During public testimony at the May 12, 2011, meeting of the Colorado State Board of Education, senior policy analyst Ben DeGrow shared some preliminary insights concerning the implementation of educator effectiveness legislation (SB 191). Ed News Colorado’s Todd Engdahl highlighted one of the key points he made:
Ben DeGrow of the Independence Institute said it’s “imperative” that districts with good existing evaluation systems “not be bound by mandates or unduly limited.”

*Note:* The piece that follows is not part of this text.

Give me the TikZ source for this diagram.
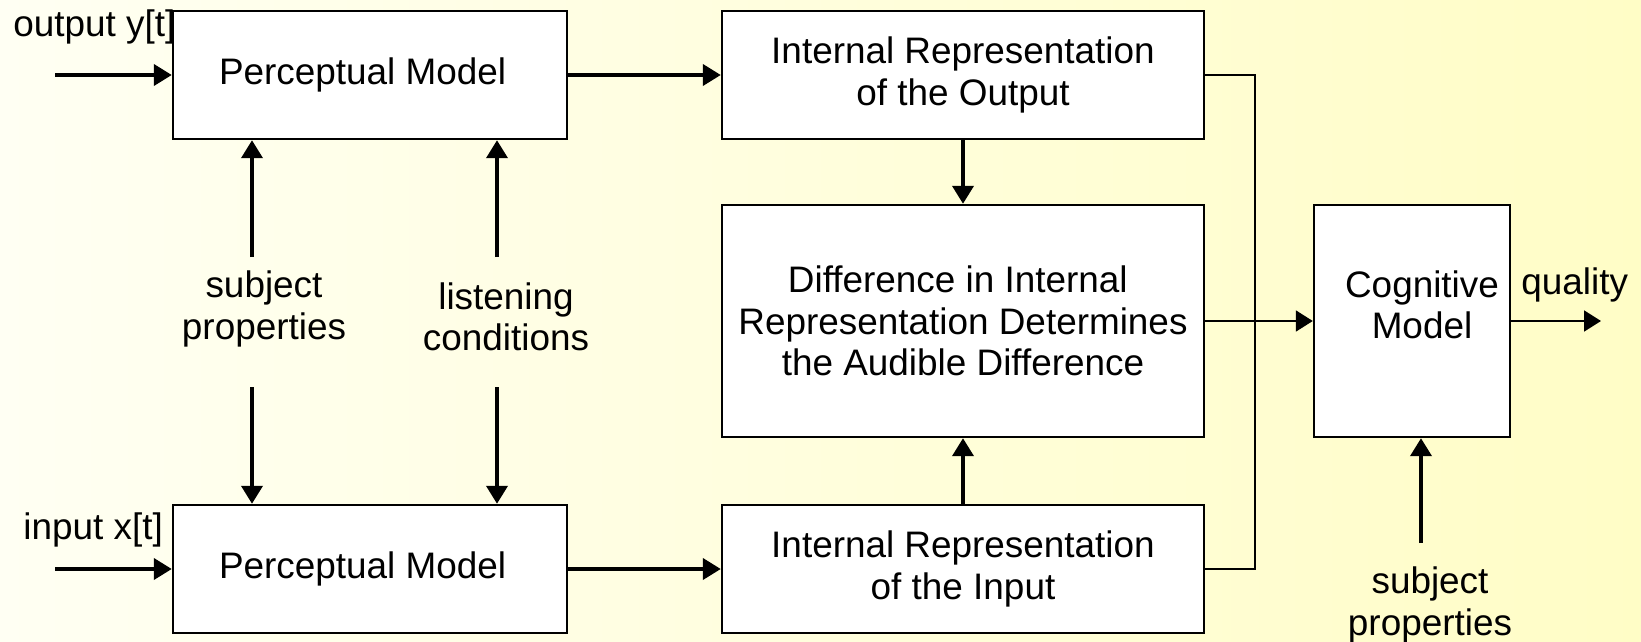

Districts “already meeting or exceeding requirements” include most notably Harrison School District 2 in Colorado Springs. DeGrow further offered three major points of concern in his public testimony:
- The state’s model teacher and principal evaluation system available to school districts should contain more clear and concrete details “by which sound and consistent evaluation judgments can be made”;
- The state board needs to clarify that consequences for effective and ineffective teaching must be counted during the 2013-14 rollout school year, per the requirements of SB 191; and
- While the State Council on Educator Effectiveness issued recommendations for changes to several areas of teacher policy, an important area overlooked was compensation reform rooted in the groundwork of SB 191 [Co-chair Nina Lopez later acknowledged that the Council would address this issue in the near future].
The Independence Institute’s Education Policy Center will continue to offer input as the important SB 191 implementation process moves forward.